## EXERCISE
Take the lines from the top down to and including the one with "y_ticks = [0, 50, 100, 150, 200]" and repeat them exactly. Omit images.

## SOURCE MATERIAL
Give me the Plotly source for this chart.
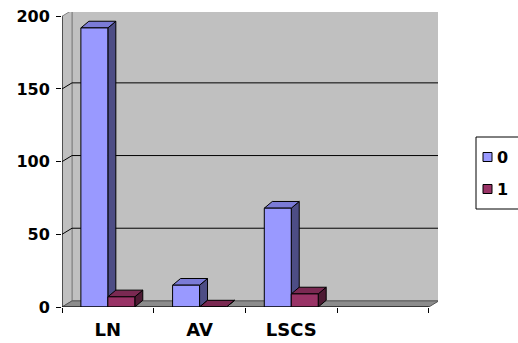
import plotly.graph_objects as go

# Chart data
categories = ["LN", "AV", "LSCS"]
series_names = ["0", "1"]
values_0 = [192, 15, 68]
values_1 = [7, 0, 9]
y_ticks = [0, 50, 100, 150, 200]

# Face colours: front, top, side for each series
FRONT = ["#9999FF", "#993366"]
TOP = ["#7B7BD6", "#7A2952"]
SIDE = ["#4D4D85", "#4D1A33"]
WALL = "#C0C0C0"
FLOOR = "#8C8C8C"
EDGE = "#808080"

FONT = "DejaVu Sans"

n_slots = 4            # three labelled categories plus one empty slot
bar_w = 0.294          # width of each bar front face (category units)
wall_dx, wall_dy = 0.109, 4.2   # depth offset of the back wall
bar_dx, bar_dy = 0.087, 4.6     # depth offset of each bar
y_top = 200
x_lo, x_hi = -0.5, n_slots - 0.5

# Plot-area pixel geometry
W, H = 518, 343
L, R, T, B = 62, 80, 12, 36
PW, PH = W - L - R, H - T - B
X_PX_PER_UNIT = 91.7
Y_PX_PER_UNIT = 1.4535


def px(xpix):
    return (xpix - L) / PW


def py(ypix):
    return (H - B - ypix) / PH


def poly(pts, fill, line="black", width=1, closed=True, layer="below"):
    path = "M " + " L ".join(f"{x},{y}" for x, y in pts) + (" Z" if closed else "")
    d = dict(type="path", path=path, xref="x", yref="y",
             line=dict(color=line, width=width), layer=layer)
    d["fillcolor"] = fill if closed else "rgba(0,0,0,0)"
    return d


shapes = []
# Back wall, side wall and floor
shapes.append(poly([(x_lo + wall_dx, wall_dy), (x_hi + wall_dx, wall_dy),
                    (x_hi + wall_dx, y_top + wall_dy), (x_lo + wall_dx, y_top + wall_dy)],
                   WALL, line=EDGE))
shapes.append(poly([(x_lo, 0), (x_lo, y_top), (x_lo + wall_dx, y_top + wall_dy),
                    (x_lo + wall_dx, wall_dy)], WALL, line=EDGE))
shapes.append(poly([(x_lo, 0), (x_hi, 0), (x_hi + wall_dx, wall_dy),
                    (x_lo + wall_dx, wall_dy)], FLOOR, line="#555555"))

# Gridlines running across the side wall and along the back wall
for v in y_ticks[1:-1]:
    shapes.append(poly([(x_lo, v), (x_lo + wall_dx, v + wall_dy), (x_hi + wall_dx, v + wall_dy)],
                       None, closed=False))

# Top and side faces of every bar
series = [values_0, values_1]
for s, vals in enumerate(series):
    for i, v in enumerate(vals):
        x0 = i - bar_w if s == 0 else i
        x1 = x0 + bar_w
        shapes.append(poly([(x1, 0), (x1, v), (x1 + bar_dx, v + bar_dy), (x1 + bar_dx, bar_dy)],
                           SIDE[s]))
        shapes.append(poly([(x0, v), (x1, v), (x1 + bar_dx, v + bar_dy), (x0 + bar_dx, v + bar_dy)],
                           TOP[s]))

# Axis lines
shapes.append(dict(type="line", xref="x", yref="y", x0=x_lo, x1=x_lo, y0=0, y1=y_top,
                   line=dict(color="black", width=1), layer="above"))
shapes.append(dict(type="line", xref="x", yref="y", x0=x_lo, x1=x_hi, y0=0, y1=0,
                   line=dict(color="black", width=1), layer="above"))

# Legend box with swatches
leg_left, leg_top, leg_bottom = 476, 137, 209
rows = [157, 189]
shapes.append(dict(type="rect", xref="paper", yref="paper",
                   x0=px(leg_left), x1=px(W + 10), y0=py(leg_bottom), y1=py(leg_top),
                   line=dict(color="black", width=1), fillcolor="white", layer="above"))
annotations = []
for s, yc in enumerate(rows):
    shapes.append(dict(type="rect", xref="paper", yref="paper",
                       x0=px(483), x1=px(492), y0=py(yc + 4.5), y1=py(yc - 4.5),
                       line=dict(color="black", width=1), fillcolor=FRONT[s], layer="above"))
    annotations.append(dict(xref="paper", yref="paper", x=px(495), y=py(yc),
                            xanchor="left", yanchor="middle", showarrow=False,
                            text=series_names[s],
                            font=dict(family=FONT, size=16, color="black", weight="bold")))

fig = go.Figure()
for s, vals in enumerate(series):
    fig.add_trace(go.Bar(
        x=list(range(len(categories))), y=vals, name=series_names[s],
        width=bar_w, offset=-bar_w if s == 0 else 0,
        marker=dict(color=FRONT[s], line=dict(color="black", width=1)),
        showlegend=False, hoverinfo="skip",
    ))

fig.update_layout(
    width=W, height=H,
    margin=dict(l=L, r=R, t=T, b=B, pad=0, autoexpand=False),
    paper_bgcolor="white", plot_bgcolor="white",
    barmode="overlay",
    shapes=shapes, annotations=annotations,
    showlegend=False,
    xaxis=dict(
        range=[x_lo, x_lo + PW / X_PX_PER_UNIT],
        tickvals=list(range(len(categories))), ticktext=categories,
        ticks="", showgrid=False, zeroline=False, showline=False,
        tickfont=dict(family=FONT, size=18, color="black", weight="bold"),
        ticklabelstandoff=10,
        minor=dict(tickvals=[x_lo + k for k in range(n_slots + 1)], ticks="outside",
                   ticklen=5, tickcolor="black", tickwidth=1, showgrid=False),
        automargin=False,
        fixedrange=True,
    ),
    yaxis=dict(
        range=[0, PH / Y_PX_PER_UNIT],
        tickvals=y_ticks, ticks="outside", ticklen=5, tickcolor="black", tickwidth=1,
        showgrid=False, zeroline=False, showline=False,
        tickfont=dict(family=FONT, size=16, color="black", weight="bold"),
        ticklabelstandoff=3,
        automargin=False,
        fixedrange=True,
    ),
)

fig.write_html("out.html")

## WORKED SOLUTION
Give me the Plotly source for this chart.
import plotly.graph_objects as go

# Chart data
categories = ["LN", "AV", "LSCS"]
series_names = ["0", "1"]
values_0 = [192, 15, 68]
values_1 = [7, 0, 9]
y_ticks = [0, 50, 100, 150, 200]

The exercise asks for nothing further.